Bale, Tom – ‘Blood Falls’
Paperback: 496 pages (Feb. 2012) Publisher: Arrow ISBN: 0099559439
Joe Clayton is a man on the run; he is an ex-undercover policeman who has been involved in an operation that went horribly wrong when a gangster’s son was shot and killed. The gangster himself is now in prison but his other son is out to get revenge. As a result, Joe has lost his job, but even worse his wife and children have been given new identities unknown to Joe, who cannot try to contact them in case he gives away their new names and location. He takes a series of manual labouring jobs for which he is paid in cash, resigned to a life in hiding.
So much is conveyed in the first chapter or two of BLOOD FALLS, the sequel to TERROR’S REACH – in which I presume this back-story is explained fully. Having set up Joe as a character isolated from friends, family and work, having to operate off the grid, BLOOD FALLS is thereafter an independent story. In attempting to escape from his pursuers who have discovered him in Bristol at the start of the book, Joe arrives in a small Cornish seaside town where Diane, the widow of his old police-force partner, lives. He hopes Diane will put him up for a few days while he finds a job and somewhere to stay. She, however, is rather nervy and Joe soon discovers that the town is in effect controlled by a man who owns a security company and his cronies.
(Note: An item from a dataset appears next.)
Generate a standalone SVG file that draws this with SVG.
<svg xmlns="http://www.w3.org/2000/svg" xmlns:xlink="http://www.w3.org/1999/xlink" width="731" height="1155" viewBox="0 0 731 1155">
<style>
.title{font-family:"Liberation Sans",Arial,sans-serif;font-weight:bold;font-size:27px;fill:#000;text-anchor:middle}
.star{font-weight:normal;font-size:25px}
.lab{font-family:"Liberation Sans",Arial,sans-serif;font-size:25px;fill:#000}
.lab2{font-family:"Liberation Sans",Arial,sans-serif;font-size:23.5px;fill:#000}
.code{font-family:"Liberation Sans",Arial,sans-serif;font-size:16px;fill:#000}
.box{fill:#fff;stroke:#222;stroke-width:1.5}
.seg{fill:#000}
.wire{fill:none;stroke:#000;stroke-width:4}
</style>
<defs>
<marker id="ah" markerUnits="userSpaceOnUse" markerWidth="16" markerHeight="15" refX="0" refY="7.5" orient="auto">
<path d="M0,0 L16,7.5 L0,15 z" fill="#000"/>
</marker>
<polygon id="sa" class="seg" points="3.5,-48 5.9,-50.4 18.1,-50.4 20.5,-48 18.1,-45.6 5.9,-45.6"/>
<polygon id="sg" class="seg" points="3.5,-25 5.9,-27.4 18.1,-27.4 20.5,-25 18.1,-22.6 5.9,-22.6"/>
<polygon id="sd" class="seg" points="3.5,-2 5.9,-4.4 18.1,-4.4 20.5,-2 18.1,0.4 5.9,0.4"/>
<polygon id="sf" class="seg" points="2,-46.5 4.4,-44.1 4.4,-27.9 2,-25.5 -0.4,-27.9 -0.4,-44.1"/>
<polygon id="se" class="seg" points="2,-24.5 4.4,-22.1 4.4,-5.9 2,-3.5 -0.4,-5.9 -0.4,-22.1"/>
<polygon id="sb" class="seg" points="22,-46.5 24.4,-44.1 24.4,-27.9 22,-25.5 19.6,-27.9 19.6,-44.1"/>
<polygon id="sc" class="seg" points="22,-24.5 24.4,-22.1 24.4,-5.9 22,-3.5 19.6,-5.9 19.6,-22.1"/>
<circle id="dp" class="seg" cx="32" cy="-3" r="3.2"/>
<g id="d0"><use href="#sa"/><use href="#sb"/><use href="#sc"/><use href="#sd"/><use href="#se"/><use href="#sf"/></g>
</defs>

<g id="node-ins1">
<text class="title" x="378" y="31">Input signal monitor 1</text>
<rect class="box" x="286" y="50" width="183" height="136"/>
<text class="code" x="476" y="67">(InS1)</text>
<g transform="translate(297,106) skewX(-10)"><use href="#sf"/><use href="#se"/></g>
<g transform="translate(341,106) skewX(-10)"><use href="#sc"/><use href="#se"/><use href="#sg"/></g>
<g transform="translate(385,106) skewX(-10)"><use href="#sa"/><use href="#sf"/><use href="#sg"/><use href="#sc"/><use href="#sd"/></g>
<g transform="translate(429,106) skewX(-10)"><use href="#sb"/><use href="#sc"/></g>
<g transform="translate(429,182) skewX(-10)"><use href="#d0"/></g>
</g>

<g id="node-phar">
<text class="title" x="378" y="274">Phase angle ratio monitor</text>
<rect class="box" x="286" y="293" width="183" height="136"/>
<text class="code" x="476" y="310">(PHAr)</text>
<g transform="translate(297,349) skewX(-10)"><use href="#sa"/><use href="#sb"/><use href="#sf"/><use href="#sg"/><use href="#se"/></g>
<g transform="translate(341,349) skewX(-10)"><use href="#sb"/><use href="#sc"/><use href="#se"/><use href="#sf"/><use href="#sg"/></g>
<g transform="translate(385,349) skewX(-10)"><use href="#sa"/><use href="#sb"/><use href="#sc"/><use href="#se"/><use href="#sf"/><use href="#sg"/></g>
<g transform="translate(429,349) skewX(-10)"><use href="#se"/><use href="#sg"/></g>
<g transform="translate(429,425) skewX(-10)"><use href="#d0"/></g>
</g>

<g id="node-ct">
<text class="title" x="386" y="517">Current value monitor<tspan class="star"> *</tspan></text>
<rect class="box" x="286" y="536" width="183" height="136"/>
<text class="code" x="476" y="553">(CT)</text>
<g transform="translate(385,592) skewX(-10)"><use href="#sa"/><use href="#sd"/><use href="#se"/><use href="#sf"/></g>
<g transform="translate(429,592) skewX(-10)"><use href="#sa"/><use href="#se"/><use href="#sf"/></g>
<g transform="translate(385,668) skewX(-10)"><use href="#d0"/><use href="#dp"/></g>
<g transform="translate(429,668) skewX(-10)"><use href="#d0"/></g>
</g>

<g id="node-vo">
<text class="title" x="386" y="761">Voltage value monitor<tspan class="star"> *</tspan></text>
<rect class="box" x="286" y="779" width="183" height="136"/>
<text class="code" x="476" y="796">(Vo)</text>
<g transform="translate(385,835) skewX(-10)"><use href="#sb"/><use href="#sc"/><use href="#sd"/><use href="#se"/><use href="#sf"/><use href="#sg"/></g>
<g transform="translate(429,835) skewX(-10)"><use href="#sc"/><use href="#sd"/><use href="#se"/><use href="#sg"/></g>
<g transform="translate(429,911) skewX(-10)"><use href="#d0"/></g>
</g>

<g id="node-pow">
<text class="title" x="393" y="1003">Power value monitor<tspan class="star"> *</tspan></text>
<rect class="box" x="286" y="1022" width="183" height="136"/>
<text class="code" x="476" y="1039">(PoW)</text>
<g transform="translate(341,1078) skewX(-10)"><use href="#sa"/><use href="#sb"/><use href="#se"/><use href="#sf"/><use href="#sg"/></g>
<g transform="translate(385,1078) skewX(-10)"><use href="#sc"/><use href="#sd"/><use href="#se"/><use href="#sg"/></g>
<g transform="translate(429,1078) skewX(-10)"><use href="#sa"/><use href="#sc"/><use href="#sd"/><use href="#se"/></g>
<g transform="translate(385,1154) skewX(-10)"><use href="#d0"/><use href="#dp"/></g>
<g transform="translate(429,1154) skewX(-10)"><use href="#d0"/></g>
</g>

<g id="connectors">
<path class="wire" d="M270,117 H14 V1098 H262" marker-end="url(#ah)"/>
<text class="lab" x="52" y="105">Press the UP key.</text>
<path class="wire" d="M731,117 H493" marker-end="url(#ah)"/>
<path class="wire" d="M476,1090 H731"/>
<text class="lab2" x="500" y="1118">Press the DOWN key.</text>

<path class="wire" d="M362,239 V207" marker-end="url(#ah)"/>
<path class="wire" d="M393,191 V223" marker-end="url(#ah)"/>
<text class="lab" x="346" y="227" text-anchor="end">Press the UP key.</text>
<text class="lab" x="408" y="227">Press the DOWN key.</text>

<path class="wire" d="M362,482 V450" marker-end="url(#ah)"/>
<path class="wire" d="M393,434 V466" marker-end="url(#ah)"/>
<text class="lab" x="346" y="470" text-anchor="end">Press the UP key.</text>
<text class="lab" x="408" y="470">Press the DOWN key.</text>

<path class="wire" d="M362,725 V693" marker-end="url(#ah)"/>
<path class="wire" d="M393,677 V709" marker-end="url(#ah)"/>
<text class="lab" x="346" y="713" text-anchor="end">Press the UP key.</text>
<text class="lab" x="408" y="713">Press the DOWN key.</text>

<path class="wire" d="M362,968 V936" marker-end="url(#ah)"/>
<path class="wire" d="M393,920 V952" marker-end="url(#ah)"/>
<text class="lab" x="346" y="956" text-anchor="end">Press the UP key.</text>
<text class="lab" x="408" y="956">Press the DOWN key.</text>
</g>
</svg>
Joe’s adventures in uncovering what is really going on in the town, together with his search for a missing young woman, form the rest of the story. The novel is easy to read and quite exciting, if predictable in its outcome – one to enjoy on a plane or train journey, perhaps. The author’s earlier novel, SKIN AND BONES, was a very good thriller about a closed-off village under threat, and I think a more exciting read than the similar-themed BLOOD FALLS, again about an isolated town and malign forces. Even so, those who like Lee Child’s novels will find much to like here, as Joe is a similar sort of character to the nomadic Jack Reacher, being forced to operate under society’s radar as well as representing the fight of good against apparently impregnable evil. The ever-present threat to Joe of the gangsters discovering his whereabouts and taking their revenge will no doubt keep him moving around the country, to encounter new adventures in future books.